Solved – Achieve continuous predictions in linear regression with all categorical independent variables

categorical datamultiple regressionregression

I am working my way for the first time through predicting a continuous dependent variable in a problem where all independent variables are categorical. Say I need to predict a continuous variable starting from a single categorical independent variable that can take 4 values. After dummy-encoding the categorical variable, a simple linear regression would find the coefficients, and predict discrete values (in my case, predictions would be four values). Is there any way to smooth my predictions?

Best Answer

Not in a meaningful way, unless you have additional information to add to your model.

If all you know is the values of these categorical predictors, then any data belonging to the same category (or combination of categories) will obviously be predicted by your regression model to have the exact same value.
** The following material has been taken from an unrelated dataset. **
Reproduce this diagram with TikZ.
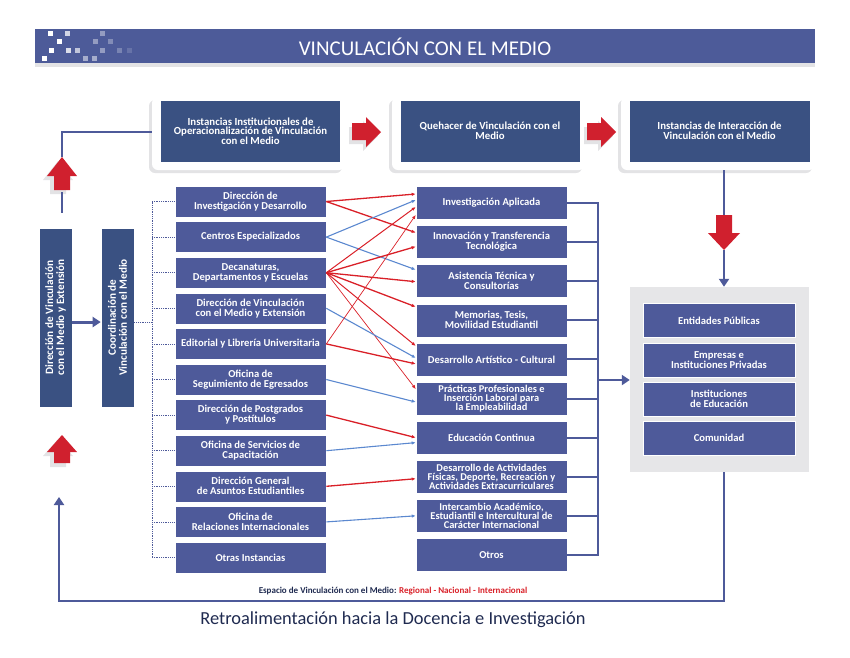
\documentclass[tikz,border=0pt]{standalone}
\usepackage{fontspec}
\setmainfont{Carlito}
\usetikzlibrary{arrows.meta}
\definecolor{barblue}{HTML}{4D5B99}
\definecolor{topblue}{HTML}{3A5182}
\definecolor{boxblue}{HTML}{4E5A9A}
\definecolor{linkblue}{HTML}{5B88CF}
\definecolor{linkred}{HTML}{D92028}
\definecolor{arrowred}{HTML}{D0202E}
\definecolor{panelgrey}{HTML}{E6E6E8}
\definecolor{shadowgrey}{HTML}{E3E3E5}
\definecolor{textnavy}{HTML}{1F2A50}

\begin{document}
\begin{tikzpicture}[x=1pt, y=-1pt,
    unitbox/.style = {fill = boxblue, draw = white, line width = 0.6pt, minimum width = 151, minimum height = 31, inner sep = 1pt, align = center, text = white, font = \bfseries\fontsize{10.6}{10}\selectfont},
    workbox/.style = {unitbox, minimum height = 33},
    topbox/.style = {unitbox, fill = topblue, minimum width = 180, minimum height = 62, font = \bfseries\fontsize{10.8}{9.6}\selectfont},
    entitybox/.style = {unitbox, minimum width = 152, minimum height = 34},
    sidebox/.style = {unitbox, fill = topblue, minimum width = 179, minimum height = 33, rotate = 90, font = \bfseries\fontsize{11.2}{11}\selectfont},
    frame/.style = {fill = white, rounded corners = 6pt, minimum width = 193, minimum height = 73},
    frameshadow/.style = {frame, fill = shadowgrey},
    redlink/.style = {draw = linkred, line width = 1.3pt, -{Latex[length = 4pt, width = 3.5pt]}},
    thinred/.style = {redlink, line width = 0.7pt},
    bluelink/.style = {draw = linkblue, line width = 1.1pt, -{Latex[length = 4pt, width = 3.5pt]}},
    mainline/.style = {draw = boxblue, line width = 2pt},
    dotline/.style = {draw = boxblue, line width = 0.8pt, densely dotted}]

    \useasboundingbox (0, 0) rectangle (850, 657);

    % title bar
    \node [fill = barblue, minimum width = 780, minimum height = 34, inner sep = 0pt] (bar) at (425, 46) {};
    \fill [shadowgrey] (35, 63) rectangle (815, 67);
    \foreach \px/\py/\op in {48/31/1, 65/31/.75, 57/39/1, 49/48/1, 66/48/.8, 75/48/.65, 42/56/1, 83/56/.5, 92/56/.5, 100/31/.4, 93/39/.4, 108/39/.3, 100/48/.4, 117/48/.25, 127/48/.15}
        \fill [white, opacity = \op] (\px, \py) rectangle ++(4.5, 4.5);
    \node [text = white, font = \fontsize{21}{23}\selectfont] (title) at (425, 47) {VINCULACIÓN CON EL MEDIO};

    % top row
    \node [frameshadow] at (245.5, 136.5) {};
    \node [frame] (f1) at (248.5, 133.5) {};
    \node [topbox] (t1) at (250.5, 131) {Instancias Institucionales de\\Operacionalización de Vinculación\\con el Medio};

    \node [frameshadow] at (485.5, 136.5) {};
    \node [frame] (f2) at (488.5, 133.5) {};
    \node [topbox] (t2) at (490, 131) {Quehacer de Vinculación con el\\Medio};

    \node [frameshadow, minimum width = 194] at (715, 136.5) {};
    \node [frame, minimum width = 194] (f3) at (718, 133.5) {};
    \node [topbox, minimum width = 181] (t3) at (719.5, 131) {Instancias de Interacción de\\Vinculación con el Medio};

    % red block arrows
    \fill [shadowgrey] (349, 127) -- (363, 127) -- (363, 121) -- (378, 136) -- (363, 151) -- (363, 144) -- (349, 144) -- cycle;
    \fill [arrowred] (352, 123) -- (366, 123) -- (366, 117) -- (381, 132) -- (366, 147) -- (366, 140) -- (352, 140) -- cycle;
    \fill [shadowgrey] (584, 127) -- (598, 127) -- (598, 121) -- (613, 136) -- (598, 151) -- (598, 144) -- (584, 144) -- cycle;
    \fill [arrowred] (587, 123) -- (601, 123) -- (601, 117) -- (616, 132) -- (601, 147) -- (601, 140) -- (587, 140) -- cycle;
    \fill [shadowgrey] (58, 161) -- (73, 180) -- (66, 180) -- (66, 194) -- (50, 194) -- (50, 180) -- (43, 180) -- cycle;
    \fill [arrowred] (62, 157) -- (77, 176) -- (70, 176) -- (70, 190) -- (54, 190) -- (54, 176) -- (47, 176) -- cycle;
    \fill [shadowgrey] (58, 439) -- (73, 456) -- (66, 456) -- (66, 467) -- (50, 467) -- (50, 456) -- (43, 456) -- cycle;
    \fill [arrowred] (62, 435) -- (77, 452) -- (70, 452) -- (70, 463) -- (54, 463) -- (54, 452) -- (47, 452) -- cycle;
    \fill [arrowred] (716, 215) -- (732, 215) -- (732, 233) -- (740, 233) -- (724, 250) -- (708, 233) -- (716, 233) -- cycle;

    \coordinate (upa) at (62, 157);
    \coordinate (upb) at (62, 192);
    \coordinate (upc) at (62, 213);
    \coordinate (dna) at (724, 215);
    \coordinate (dnb) at (724, 250);
    \coordinate (back) at (59, 497);

    % side boxes
    \node [sidebox] (va) at (55.5, 317.5) {Dirección de Vinculación\\con el Medio y Extensión};
    \node [sidebox] (vb) at (117.5, 317.5) {Coordinación de\\Vinculación con el Medio};
    \draw [draw = boxblue, line width = 3pt, -{Triangle[length = 8pt, width = 10pt]}] (va.south |- 0, 322) -- (vb.north |- 0, 322);

    % left column
    \node [unitbox] (l1) at (250.5, 201.5) {Dirección de\\Investigación y Desarrollo};
    \node [unitbox] (l2) at (250.5, 237.1) {Centros Especializados};
    \node [unitbox] (l3) at (250.5, 272.7) {Decanaturas,\\Departamentos y Escuelas};
    \node [unitbox] (l4) at (250.5, 308.3) {Dirección de Vinculación\\con el Medio y Extensión};
    \node [unitbox] (l5) at (250.5, 343.9) {Editorial y Librería Universitaria};
    \node [unitbox] (l6) at (250.5, 379.5) {Oficina de\\Seguimiento de Egresados};
    \node [unitbox] (l7) at (250.5, 415.1) {Dirección de Postgrados\\y Postítulos};
    \node [unitbox] (l8) at (250.5, 450.7) {Oficina de Servicios de\\Capacitación};
    \node [unitbox] (l9) at (250.5, 486.3) {Dirección General\\de Asuntos Estudiantiles};
    \node [unitbox] (l10) at (250.5, 521.9) {Oficina de\\Relaciones Internacionales};
    \node [unitbox] (l11) at (250.5, 557.5) {Otras Instancias};

    % middle column
    \node [workbox] (m1) at (491.5, 203) {Investigación Aplicada};
    \node [workbox] (m2) at (491.5, 242.1) {Innovación y Transferencia\\Tecnológica};
    \node [workbox] (m3) at (491.5, 281.2) {Asistencia Técnica y\\Consultorías};
    \node [workbox] (m4) at (491.5, 320.3) {Memorias, Tesis,\\Movilidad Estudiantil};
    \node [workbox] (m5) at (491.5, 359.4) {Desarrollo Artístico - Cultural};
    \node [workbox, font = \bfseries\fontsize{10.4}{9}\selectfont] (m6) at (491.5, 398.5) {Prácticas Profesionales e\\Inserción Laboral para\\la Empleabilidad};
    \node [workbox] (m7) at (491.5, 437.6) {Educación Continua};
    \node [workbox, font = \bfseries\fontsize{10.4}{9}\selectfont] (m8) at (491.5, 476.7) {Desarrollo de Actividades\\Físicas, Deporte, Recreación y\\Actividades Extracurriculares};
    \node [workbox, font = \bfseries\fontsize{10.4}{9}\selectfont] (m9) at (491.5, 515.8) {Intercambio Académico,\\Estudiantil e Intercultural de\\Carácter Internacional};
    \node [workbox] (m10) at (491.5, 555) {Otros};

    % interaction panel
    \node [fill = panelgrey, minimum width = 179, minimum height = 185, inner sep = 0pt] (panel) at (719.5, 379.5) {};
    \node [entitybox] (e1) at (719, 320.5) {Entidades Públicas};
    \node [entitybox] (e2) at (719, 360) {Empresas e\\Instituciones Privadas};
    \node [entitybox] (e3) at (719, 399) {Instituciones\\de Educación};
    \node [entitybox] (e4) at (719, 438) {Comunidad};

    % dotted tree
    \draw [dotline] (vb.south |- 0, 322) -- (152, 322);
    \draw [dotline] (l1.west -| 152, 0) -- (l11.west -| 152, 0);
    \draw [dotline] (l1.west -| 152, 0) -- (l1.west);
    \draw [dotline] (l2.west -| 152, 0) -- (l2.west);
    \draw [dotline] (l3.west -| 152, 0) -- (l3.west);
    \draw [dotline] (l4.west -| 152, 0) -- (l4.west);
    \draw [dotline] (l5.west -| 152, 0) -- (l5.west);
    \draw [dotline] (l6.west -| 152, 0) -- (l6.west);
    \draw [dotline] (l7.west -| 152, 0) -- (l7.west);
    \draw [dotline] (l8.west -| 152, 0) -- (l8.west);
    \draw [dotline] (l9.west -| 152, 0) -- (l9.west);
    \draw [dotline] (l10.west -| 152, 0) -- (l10.west);
    \draw [dotline] (l11.west -| 152, 0) -- (l11.west);

    % links
    \draw [redlink] (l1.east) -- ([yshift = 9pt] m1.west);
    \draw [redlink] (l1.east) -- ([yshift = 9.5pt] m2.west);
    \draw [bluelink] (l2.east) -- ([yshift = 3pt] m1.west);
    \draw [bluelink] (l2.east) -- ([yshift = 11.5pt] m3.west);
    \draw [redlink, line width = 1pt] (l3.east) -- ([yshift = -4pt] m1.west);
    \draw [redlink] (l3.east) -- ([yshift = -4.5pt] m2.west);
    \draw [redlink] (l3.east) -- ([yshift = -0.5pt] m3.west);
    \draw [redlink] (l3.east) -- ([yshift = 13.5pt] m4.west);
    \draw [redlink, line width = 1pt] (l3.east) -- ([yshift = 13.5pt] m5.west);
    \draw [thinred] (l3.east) -- ([yshift = 9.5pt] m6.west);
    \draw [bluelink] (l4.east) -- ([yshift = 1.5pt] m5.west);
    \draw [thinred] (l5.east) -- ([yshift = -12pt] m1.west);
    \draw [redlink] (l5.east) -- ([yshift = -4.5pt] m5.west);
    \draw [bluelink] (l6.east) -- ([yshift = -3.5pt] m6.west);
    \draw [redlink] (l7.east) -- ([yshift = 0pt] m7.west);
    \draw [bluelink] (l8.east) -- ([yshift = -5pt] m7.west);
    \draw [redlink] (l9.east) -- ([yshift = -2pt] m8.west);
    \draw [bluelink] (l10.east) -- ([yshift = 0pt] m9.west);

    % bracket to panel
    \draw [mainline] (m1.east) -- (m1.east -| 598, 0) -- (m10.east -| 598, 0) -- (m10.east);
    \draw [mainline] (m2.east) -- (m2.east -| 598, 0);
    \draw [mainline] (m3.east) -- (m3.east -| 598, 0);
    \draw [mainline] (m4.east) -- (m4.east -| 598, 0);
    \draw [mainline] (m5.east) -- (m5.east -| 598, 0);
    \draw [mainline] (m6.east) -- (m6.east -| 598, 0);
    \draw [mainline] (m7.east) -- (m7.east -| 598, 0);
    \draw [mainline] (m8.east) -- (m8.east -| 598, 0);
    \draw [mainline] (m9.east) -- (m9.east -| 598, 0);
    \draw [mainline, -{Triangle[length = 8pt, width = 10pt]}] (598, 380) -- (panel.west |- 0, 380);

    % flow lines
    \draw [mainline] (f1.west |- 0, 132) -| (upa);
    \draw [mainline] (upb) -- (upc);
    \draw [mainline] (f3.south -| dna) -- (dna);
    \draw [mainline, -{Triangle[length = 8pt, width = 10pt]}] (dnb) -- (panel.north -| dnb);
    \draw [mainline, -{Triangle[length = 8pt, width = 10pt]}] (panel.south -| dnb) -- (724, 601) -- (59, 601) -- (back);

    % captions
    \node [font = \bfseries\fontsize{9}{10}\selectfont, text = textnavy] (space) at (393, 591) {Espacio de Vinculación con el Medio: \textcolor{linkred}{Regional - Nacional - Internacional}};
    \node [font = \fontsize{18.4}{20}\selectfont, text = textnavy] (feedback) at (393, 620) {Retroalimentación hacia la Docencia e Investigación};

\end{tikzpicture}
\end{document}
To change that, you'd need to have some way of additionally distinguishing points within the same category. Barring that, I don't see how you could say something like "actually this point should be a bit higher than the others" (other than choosing randomly).

Smoothing already implies some additional dimension of interest in the data. That is, there has to be something to "smooth over". E.g. if you had time series data you might have reason to smooth your predictions over time, taking a weighted average of data from adjoining time points. (Although I'd say it generally makes more sense to add this dimension to your model explicitly at the fitting stage, rather than smooth predictions from a model without it.)

Update: Also, it's not necessarily a problem if your predictions are discrete. As Glen_b touched upon as well, a linear regression assumes the data follow a continuous (Normal) distribution around some mean (that is a function of your regressors), but that mean can be discrete, and in fact have any arbitrary distribution you fancy. So if you think your categorical regressors are a good (enough) model for your data, there's no reason to be concerned.